Similar to how an artist’s choice in brushes can widely affect the textures in a painting, different microphone types have the ability to also affect the textures of your recordings in various ways. While there are countless brands and models of microphones, I’d like to focus on three main types used to record music: dynamic, ribbon, and condenser. The differences between these types of mics lie in how each captures sound. One type isn’t necessarily “better” or “worse” than the others; they simply exhibit different sound characteristics. And once you become familiar with these differences, you can take advantage of them to great stylistic and/or practical effect.
Read on for a quick synopsis about how each type of microphone works, and then take a listen to the audio samples for some real-world examples of these mics in action. All microphones were plugged directly into a Focusrite 18i8 interface and recorded straight into Logic. No compression or EQ was used for these samples, but I did use Logic’s Gain plugin to bring everything up to the same relative volume.
A few notes about the audio samples. All samples were recorded in an untreated room to mimic practical application of the mics in a project studio setting. The vocals were recorded with each mic around five inches away from my mouth, and I used a Golden Age metal pop filter to keep my plosives in check. The acoustic guitar used was a Gibson Hummingbird Studio Rosewood, with the mics around 12 inches away from 12th fret and pointed to the soundhole. Finally, I included samples of a Latin Percussion egg shaker mainly to highlight how each mic handles sharp transients.
The least complicated design of the three mic types, dynamics are also known as “moving coil” microphones. The diaphragm of these mics is connected to a coil of wire, and this coil surrounds a magnet. When sound moves the diaphragm, the coil also moves, hence the “moving coil” nickname. This back-and-forth movement disturbs the magnetic field which then creates a tiny amount of electrical voltage. From there, wires connected to the magnet are fed to the mic’s output jack, and there you go, sound waves have been converted to electricity.
Due to their rugged nature and simplistic design, dynamic microphones can take a beating. Because of this, they are the preferred mic for many live applications. Even in the studio, dynamic mics are known for their ability to handle insanely loud sources like guitar amps and drums.
To represent dynamic mics in the audio samples, I chose the ubiquitous Shure SM57. Seen everywhere — from the smallest bedroom studios to the largest stages — this dynamic microphone’s impenetrable durability, well-rounded sound, and affordable price make it a popular choice worldwide.
Comparable in design to dynamic mics, ribbon microphones also use electromagnets to convert sound waves to electricity, but with a few small differences. Typically, ribbon mics employ the use of a very thin strip of aluminum foil as a diaphragm. This foil ribbon is then suspended between two magnets. As the ribbon vibrates from sound waves, it moves within the magnetic field and generates an electrical signal.
The thin foil ribbon found in this type of mic is flat, with two sides. As a result, ribbon mics inherently exhibit a figure-8 pickup pattern, meaning that they will capture sounds from both the front and rear, but reject those coming from the sides.
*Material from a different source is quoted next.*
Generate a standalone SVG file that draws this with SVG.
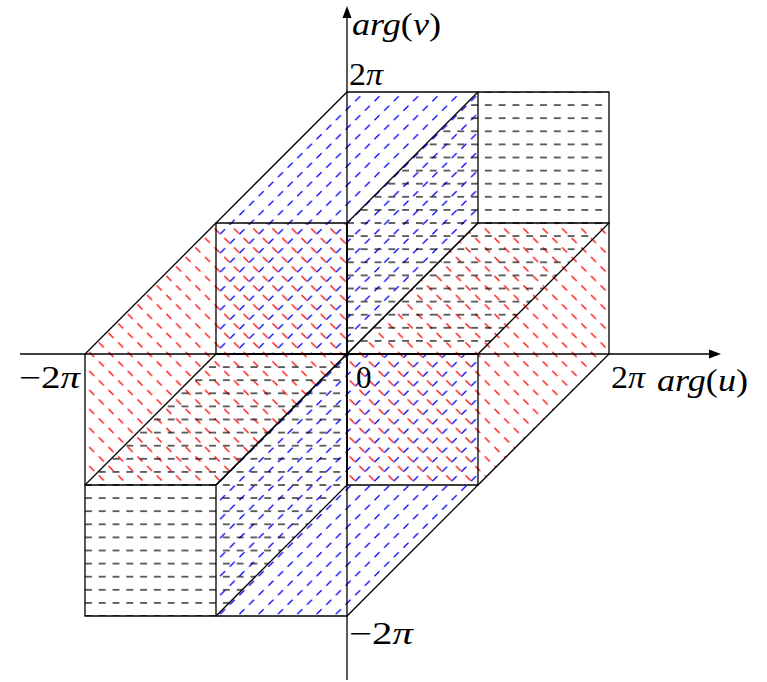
<svg xmlns="http://www.w3.org/2000/svg" width="767" height="682" viewBox="0 0 767 682">
<style>
.edge{fill:none;stroke:#000;stroke-width:1.3;stroke-linejoin:miter}
.axis{fill:none;stroke:#000;stroke-width:1.3}
.lbl{font-family:'Liberation Serif','Times New Roman',serif;font-size:31px;fill:#000}
.it{font-style:italic}
</style>
<defs>
<pattern id="pk" patternUnits="userSpaceOnUse" x="347" y="347.45" width="13.79" height="13.1">
<line x1="0" y1="6.55" x2="6.9" y2="6.55" stroke="#000" stroke-width="1.2"/>
</pattern>
<pattern id="pb" patternUnits="userSpaceOnUse" x="352.875" y="93.95" width="19.3" height="19">
<path d="M2.325 7.25L7.325 2.25M11.975 16.75L16.975 11.75" stroke="#0000ff" stroke-width="1.2"/>
</pattern>
<pattern id="pr" patternUnits="userSpaceOnUse" x="77.225" y="359.25" width="19.3" height="19">
<path d="M2.325 2.25L7.325 7.25M11.975 11.75L16.975 16.75" stroke="#ff0000" stroke-width="1.2"/>
</pattern>
</defs>
<rect width="767" height="682" fill="#fff"/>
<g id="blue-top"><polygon points="347,354 478,223 478,92 347,92 216,223 216,354" fill="url(#pb)"/></g>
<g id="blue-bottom"><polygon points="347,354 478,354 478,485 347,616 216,616 216,485" fill="url(#pb)"/></g>
<g id="red-left"><polygon points="347,354 347,223 216,223 85,354 85,485 216,485" fill="url(#pr)"/></g>
<g id="red-right"><polygon points="347,354 478,223 609,223 609,354 478,485 347,485" fill="url(#pr)"/></g>
<g id="black-top"><polygon points="347,354 478,354 609,223 609,92 478,92 347,223" fill="url(#pk)"/></g>
<g id="black-bottom"><polygon points="347,354 216,354 85,485 85,616 216,616 347,485" fill="url(#pk)"/></g>
<g id="edges">
<polygon class="edge" points="347,354 478,223 478,92 347,92 216,223 216,354"/>
<polygon class="edge" points="347,354 478,354 478,485 347,616 216,616 216,485"/>
<polygon class="edge" points="347,354 347,223 216,223 85,354 85,485 216,485"/>
<polygon class="edge" points="347,354 478,223 609,223 609,354 478,485 347,485"/>
<polygon class="edge" points="347,354 478,354 609,223 609,92 478,92 347,223"/>
<polygon class="edge" points="347,354 216,354 85,485 85,616 216,616 347,485"/>
</g>
<g id="axes">
<line class="axis" x1="20" y1="354" x2="712" y2="354"/>
<polygon points="721,354 709,349.5 709,358.5" fill="#000"/>
<line class="axis" x1="347" y1="680" x2="347" y2="16"/>
<polygon points="347,6 342.5,18 351.5,18" fill="#000"/>
</g>
<g id="labels">
<text class="lbl" x="352" y="35" textLength="89" lengthAdjust="spacingAndGlyphs"><tspan class="it">arg</tspan>(<tspan class="it">v</tspan>)</text>
<text class="lbl" x="349" y="85" textLength="34" lengthAdjust="spacingAndGlyphs">2<tspan class="it">π</tspan></text>
<text class="lbl" x="19" y="388" textLength="61" lengthAdjust="spacingAndGlyphs">−2<tspan class="it">π</tspan></text>
<text class="lbl" x="356" y="388">0</text>
<text class="lbl" x="611" y="388" textLength="34" lengthAdjust="spacingAndGlyphs">2<tspan class="it">π</tspan></text>
<text class="lbl" x="657" y="391" textLength="91" lengthAdjust="spacingAndGlyphs"><tspan class="it">arg</tspan>(<tspan class="it">u</tspan>)</text>
<text class="lbl" x="349" y="644" textLength="64" lengthAdjust="spacingAndGlyphs">−2<tspan class="it">π</tspan></text>
</g>
</svg>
Ribbon microphones also tend to exhibit a lower output than other types of mics. Pairing these mics with high-gain preamps or line-boosters like the Cloudlifter will help avoid noise issues that could result from cranking the gain on standard mic preamps. These microphones also tend to exhibit a notable high-end roll-off, suiting them as excellent tools to use on sources with excessive highs that need taming.
For the ribbon mic audio samples, I used a Cascade Fat Head II. This heavy mic features a huge grille that encloses the ribbon and magnets, hence the name. This silky-smooth mic has a robust low end, and easily handles louder sources like guitar amps and drum overheads.
Different from both dynamic and ribbon mics, condensers eschew magnets for pure electric power. In the simplest terms, the diaphragm of a condenser mic is treated with an electrically conductive material, typically gold. The diaphragm is then mounted extremely close to a metal plate. As sound waves move the diaphragm, the distance between the diaphragm and the plate changes, creating an electrical signal.
The raw signal created by a condenser is very weak, however, and needs a boost in order to come up to a usable level. As a result, all condenser mics need some sort of power supply to give the signal a boost. The 48 volt phantom power switch found on most interfaces and preamps these days supply all the power a condenser microphone needs in order to work properly. There are also condenser microphones that use tubes to boost the signal, but those models usually require their own independent, external power supply unique to that mic.
In the audio samples for the condenser mic, I used a Neumann TLM102. This affordable Neumann model offers the crisp, detailed sound that people love about condenser mics. Perfect for vocals, drums, and a variety of instruments, a well-rounded condenser microphone like the TLM102 is an essential addition to any mic collection.